Opposing this periphery is another periphery, and outback, northern periphery. Its population is much smaller in number, and even smaller in the significance it is accorded. This is occupied territory, in which white Australia continues to impose its will on the descendents of the original inhabitants of the continent that white Australians so neurotically claim.
Aboriginal Australia was forced to coagulate around missions and townships in the late nineteenth and twentieth centuries. Formal freedom in the twentieth century meant the difference between forced labour and simple imprisonment. I just read this article by Alan Ramsay about Palm Island. In it, he quotes a description of Palm Island, a former penal colony for Australia's most recalcitrant Aborigines, as having been a gulag. Today, it is no longer a labour camp, but rather simply a prison camp. It is not even a ghetto, since the officials are all white outsiders.

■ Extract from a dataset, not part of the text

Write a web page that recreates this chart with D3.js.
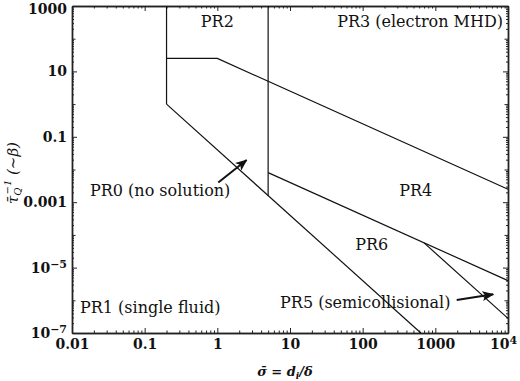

In 1975, Australia formally (as opposed to really) relinquished control of Papua New Guinea. Ostensibly, this was the end of Australian colonialism. But this lie could only be perpetrated via the phantasm of the single Australian continent, an indivisible nation united by the undeniable objectivity of geography. This masks completely the reality of colonialism within this continent. Even Alan Ramsey's otherwise-excellent article falls flat on this score: it dares to talk about "our Aboriginal Australians". Calling them Australians is one thing – that's for them to accept or deny, and it may be taken to express a geographical or legal fact, although of course in Ramsey's usage it is meant to say 'they are Australians too', which is a discourse which ultimately serves to legitimise their colonisation. But calling them 'ours' is really disturbing. Perhaps because there's some truth to it. Along with their land, Australia needs to give them back their selves.